Mais ce n’est pas tout. Chacun connaît des gens riches qui, après une diphtérie, détruisent tout dans leurs demeures et qui, dans des maisons nouvellement construites et meublées, tombent malades. Chacun connaît également quantité d’hommes en contact avec des malades et qui ne s’infectent pas. C’est par les racontars que naissent nos inquiétudes. L’une dit qu’elle a un excellent médecin. « Pardon, répond l’autre, il a tué tel ou tel. » Et vice versa. Amenez-lui-en un autre qui n’en sait pas davantage, qui a appris dans les mêmes livres, qui soigne d’après les mêmes formules, mais qui va en voiture et demande cent roubles par visite : elle le croira.

Tout est dans le fait que nos femmes sont sauvages. Elles n’ont pas la croyance en Dieu, et voilà que les unes croient au mauvais œil, et les autres au médecin qui demande cher pour ses visites. Si elles avaient la foi, elles sauraient que les scarlatines, etc., ne sont pas si terribles, puisqu’elles ne peuvent pas troubler ce que l’homme peut et doit aimer : l’âme. Il n’en peut résulter que ce que personne de nous ne peut éviter, la maladie et la mort. Sans la foi en Dieu, elles n’aiment que physiquement, et toute leur énergie est concentrée à conserver la vie, qu’on ne peut pas conserver, et que les médecins promettent de sauver aux sots et aux sottes. Et dès lors il n’y a rien à faire : il faut les appeler.

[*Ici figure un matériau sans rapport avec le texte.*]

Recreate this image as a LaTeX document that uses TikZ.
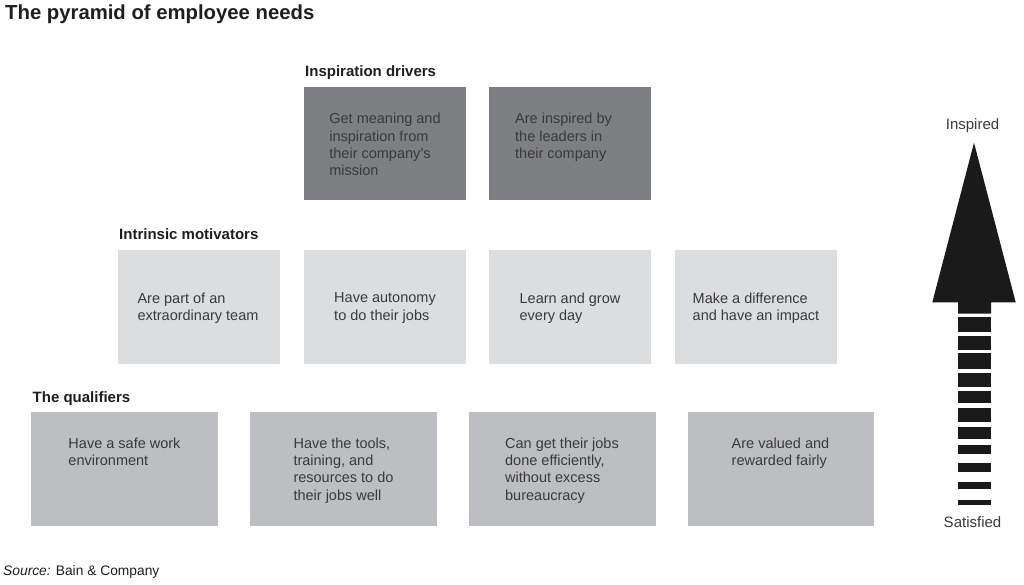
\documentclass[tikz,border=0pt]{standalone}
\usepackage{fontspec}
\setmainfont{Liberation Sans}
\definecolor{darkbox}{HTML}{7E7F82}
\definecolor{lightbox}{HTML}{DCDDDF}
\definecolor{midbox}{HTML}{BDBEC1}
\definecolor{txt}{HTML}{3A3A3C}
\definecolor{ttl}{HTML}{1E1E1E}
\definecolor{arr}{HTML}{1A1A1A}
\begin{document}
\begin{tikzpicture}[x=1pt,y=-1pt,
  boxdark/.style={fill=darkbox,draw=none,inner sep=0},
  boxlight/.style={fill=lightbox,draw=none,inner sep=0},
  boxmid/.style={fill=midbox,draw=none,inner sep=0},
  boxtext/.style={anchor=north,align=left,inner sep=0,text=txt,font=\fontsize{14.5}{17.3}\selectfont},
  heading/.style={anchor=base west,inner sep=0,text=ttl,font=\fontsize{15}{18}\selectfont\bfseries},
  scale label/.style={anchor=base,inner sep=0,text=txt,font=\fontsize{15}{18}\selectfont},
  stripe/.style={fill=arr,draw=none}]
\useasboundingbox (0,0) rectangle (1024,585);

% title
\node[anchor=base west,inner sep=0,text=ttl,font=\fontsize{20.3}{24}\selectfont\bfseries] (title) at (5,20) {The pyramid of employee needs};

% row 1
\node[heading] (h1) at (305,77) {Inspiration drivers};
\path[boxdark] (304,87) rectangle (466,200) coordinate (a1);
\path[boxdark] (489,87) rectangle (651,200) coordinate (a2);
\node[boxtext] (t11) at (385,113) {Get meaning and\\inspiration from\\their company’s\\mission};
\node[boxtext,anchor=north west] (t12) at (515,113) {Are inspired by\\the leaders in\\their company};

% row 2
\node[heading] (h2) at (119,239.5) {Intrinsic motivators};
\path[boxlight] (118,249.5) rectangle (280,363.5);
\path[boxlight] (304,249.5) rectangle (466,363.5);
\path[boxlight] (489,249.5) rectangle (651,363.5);
\path[boxlight] (675,249.5) rectangle (837,363.5);
\node[boxtext] (t21) at (198,292.8) {Are part of an\\extraordinary team};
\node[boxtext] (t22) at (385,292.8) {Have autonomy\\to do their jobs};
\node[boxtext] (t23) at (570,292.8) {Learn and grow\\every day};
\node[boxtext] (t24) at (756,292.8) {Make a difference\\and have an impact};

% row 3
\node[heading] (h3) at (32.5,402.7) {The qualifiers};
\path[boxmid] (31,411.5) rectangle (218,525.5);
\path[boxmid] (250,411.5) rectangle (437,525.5);
\path[boxmid] (469,411.5) rectangle (655.5,525.5);
\path[boxmid] (687.5,411.5) rectangle (873.5,525.5);
\node[boxtext] (t31) at (124.5,437.5) {Have a safe work\\environment};
\node[boxtext] (t32) at (343.5,437.5) {Have the tools,\\training, and\\resources to do\\their jobs well};
\node[boxtext] (t33) at (562,437.5) {Can get their jobs\\done efficiently,\\without excess\\bureaucracy};
\node[boxtext] (t34) at (780.5,437.5) {Are valued and\\rewarded fairly};

% arrow
\fill[arr] (974,142.7) -- (1015.7,302.3) -- (991,302.3) -- (991,313.5) -- (958,313.5) -- (958,302.3) -- (932.3,302.3) -- cycle;
\path[stripe] (958,316.7) rectangle (991,332.3);
\path[stripe] (958,335.7) rectangle (991,350);
\path[stripe] (958,353.3) rectangle (991,369.3);
\path[stripe] (958,372.7) rectangle (991,387);
\path[stripe] (958,390.7) rectangle (991,403.3);
\path[stripe] (958,408.3) rectangle (991,421.7);
\path[stripe] (958,426.7) rectangle (991,439.3);
\path[stripe] (958,445) rectangle (991,454);
\path[stripe] (958,463.3) rectangle (991,471.7);
\path[stripe] (958,481.7) rectangle (991,489.3);
\path[stripe] (958,500) rectangle (991,505);
\node[scale label] (top) at (972.5,129.3) {Inspired};
\node[scale label] (bottom) at (972.5,527) {Satisfied};

% source
\node[anchor=base west,inner sep=0,text=ttl,font=\fontsize{13.8}{16}\selectfont] (src) at (3,575) {\textit{Source:} Bain \& Company};
\end{tikzpicture}
\end{document}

Ainsi la présence des enfants, non seulement n’améliorait pas nos relations de femme et de mari, mais au contraire nous désunissait. Les enfants devenaient un motif supplémentaire de dispute, et plus ils grandissaient, plus ils devenaient un instrument de lutte : on eût dit que nous nous en servions comme d’armes pour nous combattre. Chacun de nous avait son favori : moi je me servais du petit Basile (l’aîné), elle de Lise. En outre, quand les enfants furent à l’âge où le caractère se définit, il est arrivé qu’ils devenaient des alliés que nous attirions chacun de notre côté. Ils souffraient honorablement de cela, les pauvres, mais nous, dans nos perpétuels traças, nous n’avions pas la tête assez libre pour songer à eux. La fillette était ma dévouée, mais le garçon aîné, qui ressemblait à ma femme, son favori, souvent je le prenais en grippe.